Around the 1910s Apostolopulo House was acquired by the 50-year-old hereditary honourable citizen Nikolay Nikolaevich Alafuzov who was considered as the rich house owner. In some sources this house is sometimes called Alafuzov House after him.

In the mid-1980s, the cellar of this house was equipped as the workshop of artists Leonid Stukanov and Yury Shabelnikov, who taught at the Taganrog Children's Art School. From the mid-1990s, there was a pharmacy in the building.

In the middle of the 2000s, the building was purchased by the owners of the IT company Coral-Micro to house their computer and office equipment store "Office World of KM", as well as a service center.

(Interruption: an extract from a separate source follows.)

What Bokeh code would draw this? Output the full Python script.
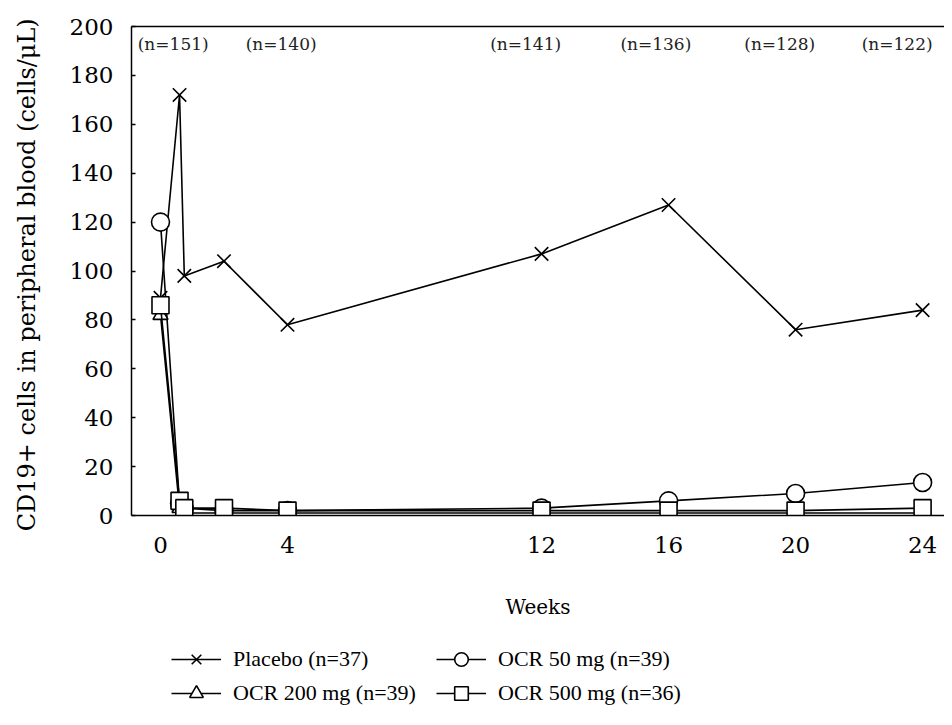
from bokeh.plotting import figure
from bokeh.models import (LinearAxis, Legend, LegendItem, FixedTicker, Range1d,
                          ColumnDataSource)
from bokeh.layouts import column
from bokeh.embed import file_html
from bokeh.resources import INLINE
from bokeh.core.properties import value

# ---- data -----------------------------------------------------------------
weeks = [0, 0.6, 0.75, 2, 4, 12, 16, 20, 24]
placebo = [89, 172, 98, 104, 78, 107, 127, 76, 84]
ocr50 = [120, 5, 3, 2, 2, 3, 6, 9, 13.5]
ocr200 = [82, 3, 1, 1, 1, 1, 1, 1, 1]
ocr500 = [86, 6, 3, 3, 2, 2, 2, 2, 3]
series_names = ["Placebo (n=37)", "OCR 50 mg (n=39)",
                "OCR 200 mg (n=39)", "OCR 500 mg (n=36)"]
x_ticks = [0, 4, 12, 16, 20, 24]
y_ticks = list(range(0, 201, 20))
n_labels = ["(n=151)", "(n=140)", "(n=141)", "(n=136)", "(n=128)", "(n=122)"]
n_label_weeks = [0.4, 3.8, 11.5, 15.6, 19.5, 23.2]
n_label_y = 193

SERIF = "DejaVu Serif"
LEG_FONT = "Liberation Serif"

p = figure(frame_width=813, frame_height=489,
           x_range=Range1d(-0.913, 24.69), y_range=Range1d(0, 200),
           output_backend="svg", toolbar_location=None,
           min_border_left=131, min_border_top=26, min_border_right=0,
           min_border_bottom=120, outline_line_color=None,
           background_fill_color="white", border_fill_color="white")
p.grid.visible = False

# x axis
xa = p.xaxis[0]
xa.ticker = FixedTicker(ticks=x_ticks)
xa.major_tick_in = 0
xa.major_tick_out = 0
xa.minor_tick_in = 0
xa.minor_tick_out = 0
xa.axis_line_width = 1.5
xa.axis_line_color = "black"
xa.major_label_text_font = SERIF
xa.major_label_text_font_size = "23px"
xa.major_label_text_color = "black"
xa.major_label_standoff = 21
xa.axis_label = "Weeks"
xa.axis_label_text_font = SERIF
xa.axis_label_text_font_style = "normal"
xa.axis_label_text_font_size = "20px"
xa.axis_label_text_color = "black"
xa.axis_label_standoff = 39

# y axis
ya = p.yaxis[0]
ya.ticker = FixedTicker(ticks=y_ticks)
ya.major_tick_in = 4
ya.major_tick_out = 0
ya.minor_tick_in = 0
ya.minor_tick_out = 0
ya.axis_line_width = 1.5
ya.axis_line_color = "black"
ya.major_tick_line_width = 1.5
ya.major_label_text_font = SERIF
ya.major_label_text_font_size = "23px"
ya.major_label_text_color = "black"
ya.major_label_standoff = 18
ya.axis_label = "CD19+ cells in peripheral blood  (cells/\u03bcL)"
ya.axis_label_text_font = SERIF
ya.axis_label_text_font_style = "normal"
ya.axis_label_text_font_size = "24px"
ya.axis_label_text_color = "black"
ya.axis_label_standoff = 26

# top border as an unlabeled axis
top = LinearAxis(ticker=FixedTicker(ticks=[]), major_label_text_font_size="0px",
                 major_tick_in=0, major_tick_out=0, minor_tick_in=0,
                 minor_tick_out=0, axis_line_width=1.5, axis_line_color="black")
p.add_layout(top, "above")

# series
specs = [
    (placebo, "x", 19),
    (ocr50, "circle", 18),
    (ocr200, "triangle", 15),
    (ocr500, "square", 17),
]
sources = []
for vals, marker, size in specs:
    src = ColumnDataSource(dict(x=weeks, y=vals))
    sources.append(src)
    p.line("x", "y", source=src, line_color="black", line_width=1.6)
    p.scatter("x", "y", source=src, marker=marker, size=size,
              line_color="black", line_width=1.6, fill_color="white")

# n labels
nsrc = ColumnDataSource(dict(x=n_label_weeks, y=[n_label_y] * len(n_labels),
                             t=n_labels))
p.text("x", "y", text="t", source=nsrc, text_font=value(SERIF),
       text_font_size="17px", text_align="center", text_baseline="middle",
       text_color="#222222")

# ---- legend strip below the chart ------------------------------------------
# (same sources; view ranges far away so only the legend swatches are drawn)
pl = figure(width=944, height=82, x_range=Range1d(1000, 1001),
            y_range=Range1d(1000, 1001),
            output_backend="svg", toolbar_location=None,
            x_axis_location=None, y_axis_location=None,
            min_border_left=131, min_border_right=0, min_border_top=0,
            min_border_bottom=0, outline_line_color=None,
            background_fill_color="white", border_fill_color="white")
pl.grid.visible = False
items = []
for (vals, marker, size), name, src in zip(specs, series_names, sources):
    lr = pl.line("x", "y", source=src, line_color="black", line_width=1.6)
    sr = pl.scatter("x", "y", source=src, marker=marker, size=size,
                    line_color="black", line_width=1.6, fill_color="white")
    items.append(LegendItem(label=name, renderers=[lr, sr]))

legend = Legend(items=items, location=(40, 7), orientation="horizontal",
                ncols=2, margin=0, padding=4, border_line_color=None,
                background_fill_alpha=0, glyph_width=50, glyph_height=34,
                label_height=34, label_width=203, label_standoff=12, spacing=0,
                label_text_font=LEG_FONT, label_text_font_size="22px",
                label_text_color="black")
pl.add_layout(legend, "center")

layout = column(p, pl, spacing=0)
open("out.html", "w").write(file_html(layout, INLINE))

== Architectural features ==
Architectural criticism of the 1870s-1880s highly appreciated the trend that arose at that time, based on a program mix of motifs of different architectural styles (most often Renaissance, Baroque and early classicism). Buildings of this type were built in large numbers in Taganrog in the last third of the XIX century, and the house of Apostolopulo is one of them.

== Famous inhabitants ==

- Parnokh, Yakov Solomonovich (1847-1912) - pharmacist, owner of the pharmacy, a member of the city Duma of Taganrog, an honorary citizen of Taganrog.
- Stukanov, Leonid Alexandrovich (1947-1998) - Russian artist, teacher, member of the Union of Artists of Russia.
- Shabelnikov, Yury Leonidovich (1959) - Russian artist.